I recently tried to I stall a used locator in a boat and could not get the locator to turn on. It has been sitting unused for a few years and I do not have the original Paper work for it. It is a lowrance color unit. It has two different power hookups but I've only hooked up the one that was already used. Any info appreciated.


----------



## bountyhunter (Apr 28, 2004)

need model of unit,


----------



## Workdog (Jan 10, 2007)

Your two separate power cables are probably one for power to the unit and the other for power to the NMEA 2000 network. You can put power to both, it won't hurt anything (unless you are running an NMEA 2000 network and have another device supplying power to the network--with an NMEA 2000 network there must be only one power point to the network).

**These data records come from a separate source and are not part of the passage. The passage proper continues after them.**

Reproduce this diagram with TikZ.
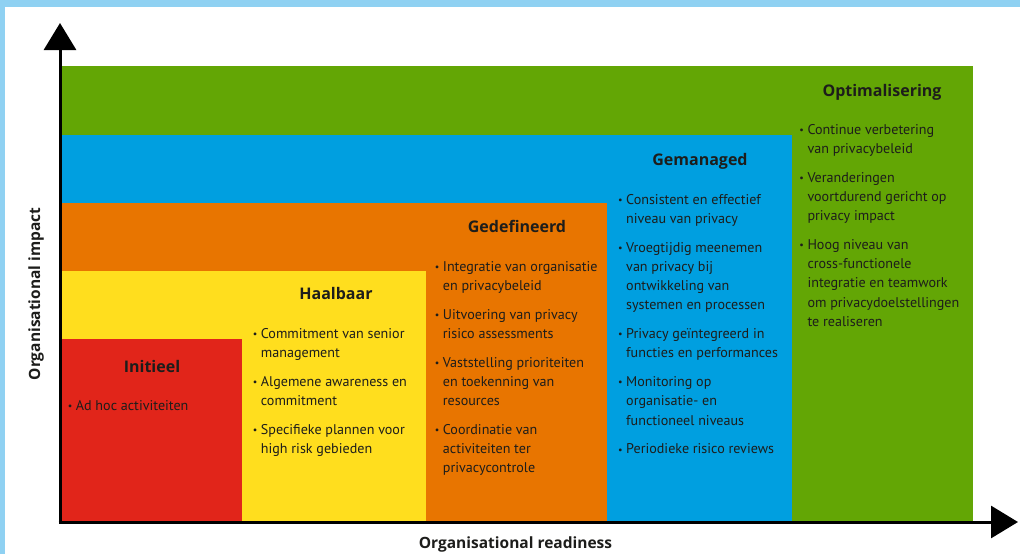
\documentclass[tikz,border=0pt]{standalone}
\usepackage{fontspec}
\setmainfont{PT Sans}
\newfontfamily\headfont{Open Sans}
\usetikzlibrary{arrows.meta}
\definecolor{cgreen}{HTML}{63A605}
\definecolor{cblue}{HTML}{009FE0}
\definecolor{corange}{HTML}{E87500}
\definecolor{cyellow}{HTML}{FFDE1E}
\definecolor{cred}{HTML}{E1251A}
\definecolor{cframe}{HTML}{8FD1F2}
\definecolor{ctext}{HTML}{1D1D1B}
\newcommand\bul{\llap{\raisebox{0.9pt}{\fontsize{10}{10}\selectfont\textbullet}\hspace{3.6pt}}}
\newcommand\gap{\\[9.4pt]}
\tikzset{
  stagetitle/.style={font=\headfont\bfseries\fontsize{16}{19}\selectfont, text=ctext, inner sep=0pt, anchor=base},
  stagebody/.style={font=\fontsize{14.1}{19.3}\selectfont, text=ctext, inner sep=0pt, anchor=base west},
  axislabel/.style={font=\headfont\bfseries\fontsize{15.5}{18}\selectfont, text=ctext, inner sep=0pt},
  axisline/.style={line width=3pt, -{Triangle[length=27pt,width=32pt]}}
}
\begin{document}
\begin{tikzpicture}[x=1pt,y=-1pt]
\useasboundingbox (0,0) rectangle (1020,554);
\fill[white] (0,0) rectangle (1020,554);
\fill[cframe] (0,0) rectangle (1020,7);
\fill[cframe] (0,0) rectangle (5,554);
% stage areas
\fill[cgreen] (60,66) rectangle (972.5,522);
\fill[cblue] (60,135) rectangle (791.5,522);
\fill[corange] (60,203) rectangle (607,522);
\fill[cyellow] (60,271) rectangle (426,522);
\fill[cred] (60,339) rectangle (242,522);
% axes
\coordinate (O) at (60,523.5);
\coordinate (Ox) at (58.5,522);
\coordinate (ytop) at (60,23);
\coordinate (xend) at (1018,522);
\draw[axisline] (O) -- (ytop);
\draw[axisline] (Ox) -- (xend);
\node[axislabel, rotate=90] (ylab) at (36,294) {Organisational impact};
\node[axislabel, anchor=base] (xlab) at (515.5,548) {Organisational readiness};
% titles
\node[stagetitle] (t1) at (152,372) {Initieel};
\node[stagetitle] (t2) at (336,299) {Haalbaar};
\node[stagetitle] (t3) at (517,232) {Gedefineerd};
\node[stagetitle] (t4) at (700,165) {Gemanaged};
\node[stagetitle] (t5) at (882,96) {Optimalisering};
% bodies
\node[stagebody] (b1) at (75.7,410) {\begin{tabular}[t]{@{}l@{}}
\bul Ad hoc activiteiten
\end{tabular}};
\node[stagebody] (b2) at (260.7,338) {\begin{tabular}[t]{@{}l@{}}
\bul Commitment van senior\\ management\gap
\bul Algemene awareness en\\ commitment\gap
\bul Specifieke plannen voor\\ high risk gebieden
\end{tabular}};
\node[stagebody] (b3) at (442.7,271) {\begin{tabular}[t]{@{}l@{}}
\bul Integratie van organisatie\\ en privacybeleid\gap
\bul Uitvoering van privacy\\ risico assessments\gap
\bul Vaststelling prioriteiten\\ en toekenning van\\ resources\gap
\bul Coordinatie van\\ activiteiten ter\\ privacycontrole
\end{tabular}};
\node[stagebody] (b4) at (626,204) {\begin{tabular}[t]{@{}l@{}}
\bul Consistent en effectief\\ niveau van privacy\gap
\bul Vroegtijdig meenemen\\ van privacy bij\\ ontwikkeling van\\ systemen en processen\gap
\bul Privacy geïntegreerd in\\ functies en performances\gap
\bul Monitoring op\\ organisatie- en\\ functioneel niveaus\gap
\bul Periodieke risico reviews
\end{tabular}};
\node[stagebody] (b5) at (807.3,134) {\begin{tabular}[t]{@{}l@{}}
\bul Continue verbetering\\ van privacybeleid\gap
\bul Veranderingen\\ voortdurend gericht op\\ privacy impact\gap
\bul Hoog niveau van\\ cross-functionele\\ integratie en teamwork\\ om privacydoelstellingen\\ te realiseren
\end{tabular}};
\end{tikzpicture}
\end{document}
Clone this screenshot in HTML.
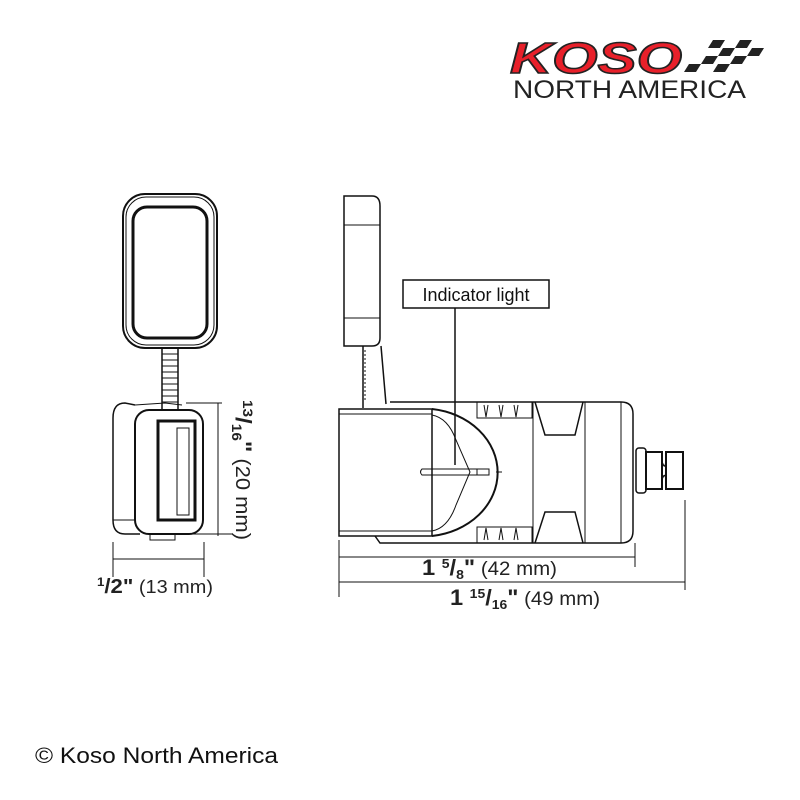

Check the source you are attaching the power lines to to make sure the source has power. Best way to do this is with a voltmeter/multimeter. Also, make sure that if you have an inline fuze, that it is good.

Go to the Lowrance website below and download an electronic copy of your manual: http://www.lowrance.com/Downloads/Manuals/


----------



## st83 (Apr 8, 2010)

Thanks workdog. It ended up being an easy fix. The positive lead has corroded about 3 inches inside the insulation. A quick snip, strip, and crimp and it works good as new.


----------